Look through the material and copy each line holding "chart".

┄┄┄┄┄┄┄┄┄┄

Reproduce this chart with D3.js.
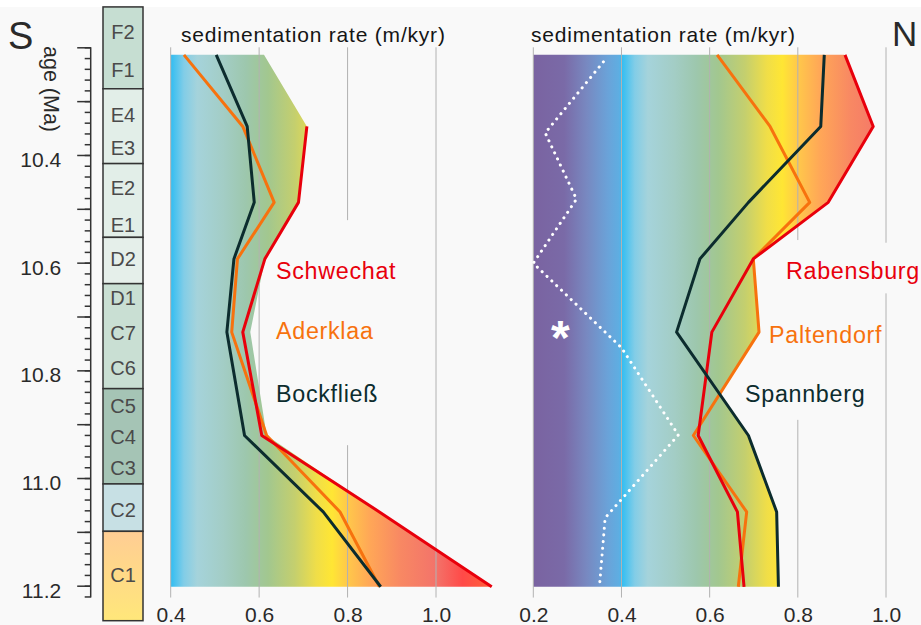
<!DOCTYPE html>
<html>
<head>
<meta charset="utf-8">
<script src="https://cdn.jsdelivr.net/npm/d3@7/dist/d3.min.js"></script>
<style>
  body { margin: 0; background: #fff; }
  text { font-family: "Liberation Sans", Arial, sans-serif; }
</style>
</head>
<body>
<svg id="chart" width="921" height="625"></svg>
<script>
// ages (Ma) of the sampled levels, shared by all six wells
var ages = [10.214, 10.347, 10.488, 10.593, 10.729, 10.921, 11.063, 11.202];

// south wells, sedimentation rate (m/kyr)
var schwechat  = [null, 0.708, 0.689, 0.613, 0.563, 0.606, 0.872, 1.126];
var aderklaa   = [0.430, 0.563, 0.634, 0.551, 0.538, 0.617, 0.783, 0.872];
var bockfliess = [0.503, 0.573, 0.589, 0.543, 0.527, 0.567, 0.745, 0.875];
var southFill  = [0.611, 0.708, 0.689, 0.613, 0.580, 0.617, 0.872, 1.126];

// north wells
var rabensburg = [0.907, 0.971, 0.869, 0.699, 0.605, 0.574, 0.663, 0.678];
var paltendorf = [0.617, 0.737, 0.827, 0.699, 0.712, 0.563, 0.684, 0.665];
var spannberg  = [0.860, 0.852, 0.688, 0.578, 0.525, 0.688, 0.752, 0.756];
var northFillAges = [10.214, 10.347, 10.488, 10.593, 10.729, 10.846, 10.921, 11.063, 11.202];
var northFill     = [0.905, 0.971, 0.869, 0.699, 0.712, 0.623, 0.688, 0.752, 0.756];

// dotted curve (*)
var starAges   = [10.227, 10.359, 10.482, 10.601, 10.758, 10.920, 11.074, 11.202];
var starValues = [0.359, 0.227, 0.298, 0.200, 0.400, 0.529, 0.363, 0.350];

// zone column
var zoneEdges  = [10.125, 10.277, 10.416, 10.553, 10.639, 10.834, 11.011, 11.099, 11.265];
var zoneNames  = ["F2", "F1", "E4", "E3", "E2", "E1", "D2", "D1", "C7", "C6", "C5", "C4", "C3", "C2", "C1"];
var zoneNameAges = [10.172, 10.242, 10.326, 10.387, 10.461, 10.530, 10.593, 10.666, 10.731, 10.796, 10.865, 10.924, 10.981, 11.059, 11.180];

var ageTicks   = [10.4, 10.6, 10.8, 11.0, 11.2];
var southTicks = [0.4, 0.6, 0.8, 1.0];
var northTicks = [0.2, 0.4, 0.6, 0.8, 1.0];

// colours
var zoneColors = ["#c6ded2", "#e2eee8", "#e2eee8", "#e5efea", "#c9dfd3", "#a5c4b5", "#c7e0e4", "url(#c1grad)"];
var rateStops = [
  [0.20, "#7a63a1"], [0.27, "#7a6aa7"], [0.32, "#7888c0"], [0.37, "#6aa3d9"], [0.395, "#5eaee2"],
  [0.40, "#30bdf2"], [0.43, "#82cde7"], [0.46, "#a5d3db"], [0.52, "#a3cdc5"], [0.57, "#9dc7ad"],
  [0.62, "#a2c78f"], [0.68, "#c4cf6e"], [0.73, "#f0de48"], [0.765, "#ffe634"], [0.80, "#ffc84a"],
  [0.85, "#ffa757"], [0.92, "#f88863"], [1.00, "#f3736a"], [1.06, "#ff4a48"], [1.13, "#ff6238"]
];
var red = "#e8000c", orange = "#f7720e", dark = "#0c2c2e";
var ink = "#2a2a2a";

var svg = d3.select("#chart");
var defs = svg.append("defs");

svg.append("rect").attr("x", 0).attr("y", 7).attr("width", 921).attr("height", 618).attr("fill", "#f9f9f9");

var y = d3.scaleLinear().domain([10.2, 11.2]).range([47.3, 585.7]);
var xS = d3.scaleLinear().domain([0.4, 1.0]).range([170.7, 436]);
var xN = d3.scaleLinear().domain([0.2, 1.0]).range([533.3, 886]);

// gradient per panel in user space so colour follows the rate value
function rateGradient(id, xs) {
  var g = defs.append("linearGradient").attr("id", id)
    .attr("gradientUnits", "userSpaceOnUse")
    .attr("x1", xs(0.2)).attr("x2", xs(1.13)).attr("y1", 0).attr("y2", 0);
  g.selectAll("stop").data(rateStops).enter().append("stop")
    .attr("offset", function(d) { return (d[0] - 0.2) / 0.93; })
    .attr("stop-color", function(d) { return d[1]; });
}
rateGradient("gradS", xS);
rateGradient("gradN", xN);

var c1 = defs.append("linearGradient").attr("id", "c1grad").attr("x1", 0).attr("x2", 0).attr("y1", 0).attr("y2", 1);
c1.append("stop").attr("offset", 0).attr("stop-color", "#ffcd94");
c1.append("stop").attr("offset", 1).attr("stop-color", "#ffe77a");

// zone column
var zones = svg.append("g").attr("class", "zones");
zones.selectAll("rect")
  .data(d3.range(zoneEdges.length - 1))
  .enter().append("rect")
  .attr("x", 103).attr("width", 40)
  .attr("y", function(i) { return y(zoneEdges[i]); })
  .attr("height", function(i) { return y(zoneEdges[i + 1]) - y(zoneEdges[i]); })
  .attr("fill", function(i) { return zoneColors[i]; })
  .attr("stroke", "#333").attr("stroke-width", 1.5);
zones.selectAll("text")
  .data(zoneNames)
  .enter().append("text")
  .attr("x", 123)
  .attr("y", function(d, i) { return y(zoneNameAges[i]); })
  .attr("dy", "0.36em")
  .attr("text-anchor", "middle")
  .attr("font-size", 20)
  .attr("fill", "#4a4a4a")
  .text(function(d) { return d; });

// age axis
var minorY = d3.scaleLinear().domain([10.2, 11.222]).range([y(10.2), y(11.222)]);
var axisG = svg.append("g").attr("transform", "translate(90.7,0)");
axisG.append("g")
  .call(d3.axisLeft(minorY).tickValues(d3.range(0, 52).map(function(i) { return 10.2 + i * 0.02; }))
    .tickSize(6).tickSizeOuter(0).tickFormat(""));
axisG.append("g")
  .call(d3.axisLeft(y).tickValues(d3.range(0, 11).map(function(i) { return 10.2 + i * 0.1; }))
    .tickSize(13.5).tickSizeOuter(0).tickPadding(16)
    .tickFormat(function(d) {
      return ageTicks.some(function(t) { return Math.abs(t - d) < 1e-6; }) ? d3.format(".1f")(d) : "";
    }));
axisG.selectAll(".domain").remove();
axisG.append("line").attr("x1", 0).attr("x2", 0).attr("y1", y(10.2)).attr("y2", y(11.222));
axisG.selectAll("line").attr("stroke", "#333").attr("stroke-width", 1.5);
axisG.selectAll("text").attr("font-size", 21).attr("fill", ink).attr("dy", "0.55em")
  .attr("font-family", "Liberation Sans, Arial, sans-serif");

svg.append("text")
  .attr("transform", "translate(44,46) rotate(90)")
  .attr("font-size", 21.5).attr("fill", ink)
  .text("age (Ma)");
svg.append("text").attr("x", 8).attr("y", 49).attr("font-size", 38).attr("fill", ink).text("S");
svg.append("text").attr("x", 892).attr("y", 46).attr("font-size", 35).attr("fill", ink).text("N");

// panel drawing
function panel(xs, gradId, fillAges, fillVals, minVal, ticks, gaps) {
  var g = svg.append("g");
  var area = d3.area()
    .x0(xs(minVal))
    .x1(function(d) { return xs(d[1]); })
    .y(function(d) { return y(d[0]); });
  g.append("path")
    .datum(fillAges.map(function(a, i) { return [a, fillVals[i]]; }))
    .attr("d", area)
    .attr("fill", "url(#" + gradId + ")");

  // grid lines with gaps for the well labels
  ticks.forEach(function(t) {
    var segs = [[10.2, 11.222]];
    var gap = gaps[t];
    if (gap) segs = [[10.2, gap[0]], [gap[1], 11.222]];
    segs.forEach(function(s) {
      g.append("line")
        .attr("x1", xs(t)).attr("x2", xs(t))
        .attr("y1", y(s[0])).attr("y2", y(s[1]))
        .attr("stroke", "#b2b2b2").attr("stroke-width", 1);
    });
  });

  var axis = d3.axisBottom(xs).tickValues(ticks).tickFormat(d3.format(".1f")).tickSize(0).tickPadding(0);
  var ax = g.append("g").attr("transform", "translate(0,607)").call(axis);
  ax.select(".domain").remove();
  ax.selectAll("text").attr("font-size", 21).attr("fill", ink).attr("dy", "0.71em")
    .attr("font-family", "Liberation Sans, Arial, sans-serif");
  return g;
}

function drawLine(g, xs, a, vals, color, width) {
  var line = d3.line()
    .defined(function(d) { return d[1] != null; })
    .x(function(d) { return xs(d[1]); })
    .y(function(d) { return y(d[0]); });
  return g.append("path")
    .datum(a.map(function(age, i) { return [age, vals[i]]; }))
    .attr("d", line)
    .attr("fill", "none")
    .attr("stroke", color)
    .attr("stroke-width", width)
    .attr("stroke-linejoin", "round");
}

var south = panel(xS, "gradS", ages, southFill, 0.4, southTicks, { 0.8: [10.521, 10.939] });
drawLine(south, xS, ages, aderklaa, orange, 3);
drawLine(south, xS, ages, schwechat, red, 3);
drawLine(south, xS, ages, bockfliess, dark, 3);

var north = panel(xN, "gradN", northFillAges, northFill, 0.2, northTicks,
  { 0.8: [10.558, 10.892], 1.0: [10.563, 10.657] });
drawLine(north, xN, starAges, starValues, "#ffffff", 3)
  .attr("stroke-dasharray", "0.1,6.6").attr("stroke-linecap", "round");
drawLine(north, xN, ages, paltendorf, orange, 3);
drawLine(north, xN, ages, rabensburg, red, 3);
drawLine(north, xN, ages, spannberg, dark, 3);

// titles and well labels
[181, 531].forEach(function(x) {
  svg.append("text").attr("x", x).attr("y", 41.7).attr("font-size", 21)
    .attr("letter-spacing", 0.8).attr("fill", "#151515").text("sedimentation rate (m/kyr)");
});

var wellLabels = [
  ["Schwechat", 276, 278.5, red], ["Aderklaa", 276, 339.3, orange], ["Bockfließ", 276, 401.5, dark],
  ["Rabensburg", 786, 279, red], ["Paltendorf", 769, 343, orange], ["Spannberg", 745, 402, dark]
];
svg.selectAll(".well").data(wellLabels).enter().append("text")
  .attr("class", "well")
  .attr("x", function(d) { return d[1]; })
  .attr("y", function(d) { return d[2]; })
  .attr("font-size", 23.3)
  .attr("letter-spacing", 0.7)
  .attr("fill", function(d) { return d[3]; })
  .text(function(d) { return d[0]; });

svg.append("text").attr("x", 551).attr("y", 354).attr("font-size", 48).attr("font-weight", "bold")
  .attr("fill", "#ffffff").text("*");
</script>
</body>
</html>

┄┄┄┄┄┄┄┄┄┄

* [Result of the task]
Reproduce this chart with D3.js.
<svg id="chart" width="921" height="625"></svg>
var svg = d3.select("#chart");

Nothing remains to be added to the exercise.